__Given material__:
++++++++

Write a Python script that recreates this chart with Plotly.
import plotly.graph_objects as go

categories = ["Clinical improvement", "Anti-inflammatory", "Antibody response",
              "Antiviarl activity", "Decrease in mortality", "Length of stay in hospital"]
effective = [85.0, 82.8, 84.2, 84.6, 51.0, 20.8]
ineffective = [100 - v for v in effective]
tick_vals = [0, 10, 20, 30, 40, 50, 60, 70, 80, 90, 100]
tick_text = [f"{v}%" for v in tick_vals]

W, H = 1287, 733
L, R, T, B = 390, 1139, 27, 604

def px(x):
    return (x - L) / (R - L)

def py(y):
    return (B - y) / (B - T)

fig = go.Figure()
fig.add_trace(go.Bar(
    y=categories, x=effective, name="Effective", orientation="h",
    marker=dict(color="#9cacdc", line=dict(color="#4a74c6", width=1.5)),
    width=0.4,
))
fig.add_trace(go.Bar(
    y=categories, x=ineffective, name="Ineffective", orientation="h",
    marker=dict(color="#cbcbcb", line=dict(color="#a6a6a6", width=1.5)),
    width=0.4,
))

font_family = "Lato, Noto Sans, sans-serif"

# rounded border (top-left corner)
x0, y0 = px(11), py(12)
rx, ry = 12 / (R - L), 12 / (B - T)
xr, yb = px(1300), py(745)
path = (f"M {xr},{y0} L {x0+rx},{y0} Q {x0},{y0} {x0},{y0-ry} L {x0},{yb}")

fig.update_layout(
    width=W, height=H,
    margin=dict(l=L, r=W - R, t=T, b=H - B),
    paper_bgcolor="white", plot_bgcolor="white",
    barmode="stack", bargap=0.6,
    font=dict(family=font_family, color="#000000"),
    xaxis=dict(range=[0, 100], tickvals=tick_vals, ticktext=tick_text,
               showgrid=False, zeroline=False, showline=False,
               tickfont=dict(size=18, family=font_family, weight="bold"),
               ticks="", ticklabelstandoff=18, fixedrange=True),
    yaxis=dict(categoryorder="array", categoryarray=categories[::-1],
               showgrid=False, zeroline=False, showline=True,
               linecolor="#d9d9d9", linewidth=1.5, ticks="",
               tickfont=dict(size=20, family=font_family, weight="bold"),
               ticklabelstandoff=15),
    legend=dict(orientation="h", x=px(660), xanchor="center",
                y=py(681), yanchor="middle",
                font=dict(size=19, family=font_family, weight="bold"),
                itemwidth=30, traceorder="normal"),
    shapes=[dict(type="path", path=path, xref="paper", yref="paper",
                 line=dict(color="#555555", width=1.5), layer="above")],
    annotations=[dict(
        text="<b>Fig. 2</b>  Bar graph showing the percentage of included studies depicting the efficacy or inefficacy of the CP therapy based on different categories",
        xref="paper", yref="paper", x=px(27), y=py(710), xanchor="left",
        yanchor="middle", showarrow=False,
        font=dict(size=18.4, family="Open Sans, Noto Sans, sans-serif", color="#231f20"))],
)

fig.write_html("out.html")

++++++++

__Task prompt__:
The lines from the top of the data above down to the line containing "v in tick_vals]" are to be copied exactly; no other line should appear.

__Final result__:
Write a Python script that recreates this chart with Plotly.
import plotly.graph_objects as go

categories = ["Clinical improvement", "Anti-inflammatory", "Antibody response",
              "Antiviarl activity", "Decrease in mortality", "Length of stay in hospital"]
effective = [85.0, 82.8, 84.2, 84.6, 51.0, 20.8]
ineffective = [100 - v for v in effective]
tick_vals = [0, 10, 20, 30, 40, 50, 60, 70, 80, 90, 100]
tick_text = [f"{v}%" for v in tick_vals]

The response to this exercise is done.